GIVEN TASK. Transcribe all of the data exactly. Omit the pictures.

COLLECTED DATA.

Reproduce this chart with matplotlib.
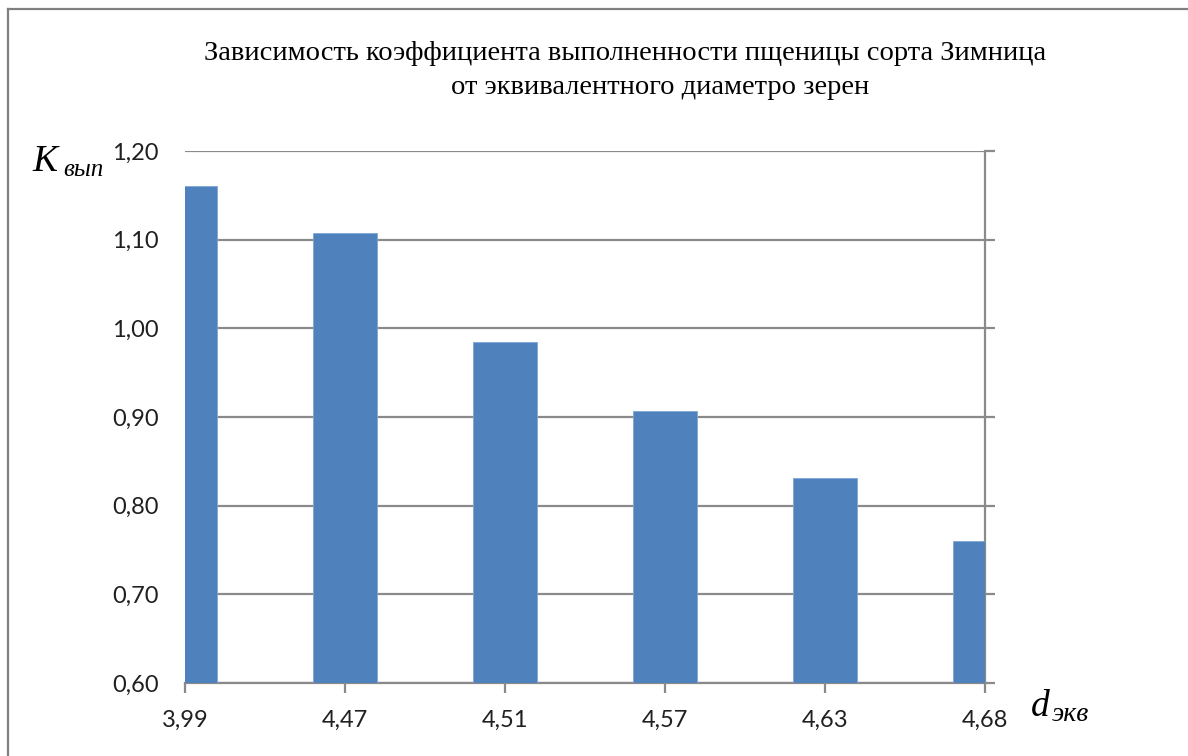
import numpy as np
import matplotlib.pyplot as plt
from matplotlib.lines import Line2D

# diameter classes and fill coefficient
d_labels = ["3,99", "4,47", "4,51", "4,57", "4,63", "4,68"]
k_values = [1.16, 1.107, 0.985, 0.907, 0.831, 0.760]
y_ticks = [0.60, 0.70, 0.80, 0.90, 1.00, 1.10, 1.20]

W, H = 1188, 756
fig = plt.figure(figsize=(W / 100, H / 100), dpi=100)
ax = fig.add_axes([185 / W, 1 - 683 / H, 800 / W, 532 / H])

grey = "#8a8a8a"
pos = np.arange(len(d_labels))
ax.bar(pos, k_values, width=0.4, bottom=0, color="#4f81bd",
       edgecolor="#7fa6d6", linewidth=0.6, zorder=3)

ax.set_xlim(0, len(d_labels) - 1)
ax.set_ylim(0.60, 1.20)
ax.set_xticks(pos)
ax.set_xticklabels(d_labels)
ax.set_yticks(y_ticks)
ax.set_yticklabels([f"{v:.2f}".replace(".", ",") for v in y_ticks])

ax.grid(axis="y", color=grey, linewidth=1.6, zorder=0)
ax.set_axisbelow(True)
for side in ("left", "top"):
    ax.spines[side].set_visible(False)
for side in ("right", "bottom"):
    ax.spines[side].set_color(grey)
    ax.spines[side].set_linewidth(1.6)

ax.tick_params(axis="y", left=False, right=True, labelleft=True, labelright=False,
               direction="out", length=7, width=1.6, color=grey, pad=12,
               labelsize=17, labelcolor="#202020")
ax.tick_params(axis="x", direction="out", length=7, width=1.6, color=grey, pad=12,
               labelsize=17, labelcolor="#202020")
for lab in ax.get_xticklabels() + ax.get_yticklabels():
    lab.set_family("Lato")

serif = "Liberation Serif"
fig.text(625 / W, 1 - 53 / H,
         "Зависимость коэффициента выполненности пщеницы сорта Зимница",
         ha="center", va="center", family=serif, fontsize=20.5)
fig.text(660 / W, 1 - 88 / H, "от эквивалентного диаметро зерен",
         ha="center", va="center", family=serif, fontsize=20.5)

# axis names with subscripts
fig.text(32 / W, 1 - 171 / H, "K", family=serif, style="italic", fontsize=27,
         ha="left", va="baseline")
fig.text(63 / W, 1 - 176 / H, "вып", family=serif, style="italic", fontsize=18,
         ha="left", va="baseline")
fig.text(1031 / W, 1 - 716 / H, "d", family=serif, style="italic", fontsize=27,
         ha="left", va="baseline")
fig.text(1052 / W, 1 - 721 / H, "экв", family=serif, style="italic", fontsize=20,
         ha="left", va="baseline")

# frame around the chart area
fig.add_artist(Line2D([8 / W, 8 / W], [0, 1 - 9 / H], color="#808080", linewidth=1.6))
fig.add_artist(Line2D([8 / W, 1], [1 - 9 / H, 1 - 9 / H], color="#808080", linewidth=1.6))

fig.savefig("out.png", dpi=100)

TASK ANSWER.
Reproduce this chart with matplotlib.
import numpy as np
import matplotlib.pyplot as plt
from matplotlib.lines import Line2D

# diameter classes and fill coefficient
d_labels = ["3,99", "4,47", "4,51", "4,57", "4,63", "4,68"]
k_values = [1.16, 1.107, 0.985, 0.907, 0.831, 0.760]
y_ticks = [0.60, 0.70, 0.80, 0.90, 1.00, 1.10, 1.20]

W, H = 1188, 756
fig = plt.figure(figsize=(W / 100, H / 100), dpi=100)
ax = fig.add_axes([185 / W, 1 - 683 / H, 800 / W, 532 / H])

grey = "#8a8a8a"
pos = np.arange(len(d_labels))
ax.bar(pos, k_values, width=0.4, bottom=0, color="#4f81bd",
       edgecolor="#7fa6d6", linewidth=0.6, zorder=3)

ax.set_xlim(0, len(d_labels) - 1)
ax.set_ylim(0.60, 1.20)
ax.set_xticks(pos)
ax.set_xticklabels(d_labels)
ax.set_yticks(y_ticks)
ax.set_yticklabels([f"{v:.2f}".replace(".", ",") for v in y_ticks])

ax.grid(axis="y", color=grey, linewidth=1.6, zorder=0)
ax.set_axisbelow(True)
for side in ("left", "top"):
    ax.spines[side].set_visible(False)
for side in ("right", "bottom"):
    ax.spines[side].set_color(grey)
    ax.spines[side].set_linewidth(1.6)

ax.tick_params(axis="y", left=False, right=True, labelleft=True, labelright=False,
               direction="out", length=7, width=1.6, color=grey, pad=12,
               labelsize=17, labelcolor="#202020")
ax.tick_params(axis="x", direction="out", length=7, width=1.6, color=grey, pad=12,
               labelsize=17, labelcolor="#202020")
for lab in ax.get_xticklabels() + ax.get_yticklabels():
    lab.set_family("Lato")

serif = "Liberation Serif"
fig.text(625 / W, 1 - 53 / H,
         "Зависимость коэффициента выполненности пщеницы сорта Зимница",
         ha="center", va="center", family=serif, fontsize=20.5)
fig.text(660 / W, 1 - 88 / H, "от эквивалентного диаметро зерен",
         ha="center", va="center", family=serif, fontsize=20.5)

# axis names with subscripts
fig.text(32 / W, 1 - 171 / H, "K", family=serif, style="italic", fontsize=27,
         ha="left", va="baseline")
fig.text(63 / W, 1 - 176 / H, "вып", family=serif, style="italic", fontsize=18,
         ha="left", va="baseline")
fig.text(1031 / W, 1 - 716 / H, "d", family=serif, style="italic", fontsize=27,
         ha="left", va="baseline")
fig.text(1052 / W, 1 - 721 / H, "экв", family=serif, style="italic", fontsize=20,
         ha="left", va="baseline")

# frame around the chart area
fig.add_artist(Line2D([8 / W, 8 / W], [0, 1 - 9 / H], color="#808080", linewidth=1.6))
fig.add_artist(Line2D([8 / W, 1], [1 - 9 / H, 1 - 9 / H], color="#808080", linewidth=1.6))

fig.savefig("out.png", dpi=100)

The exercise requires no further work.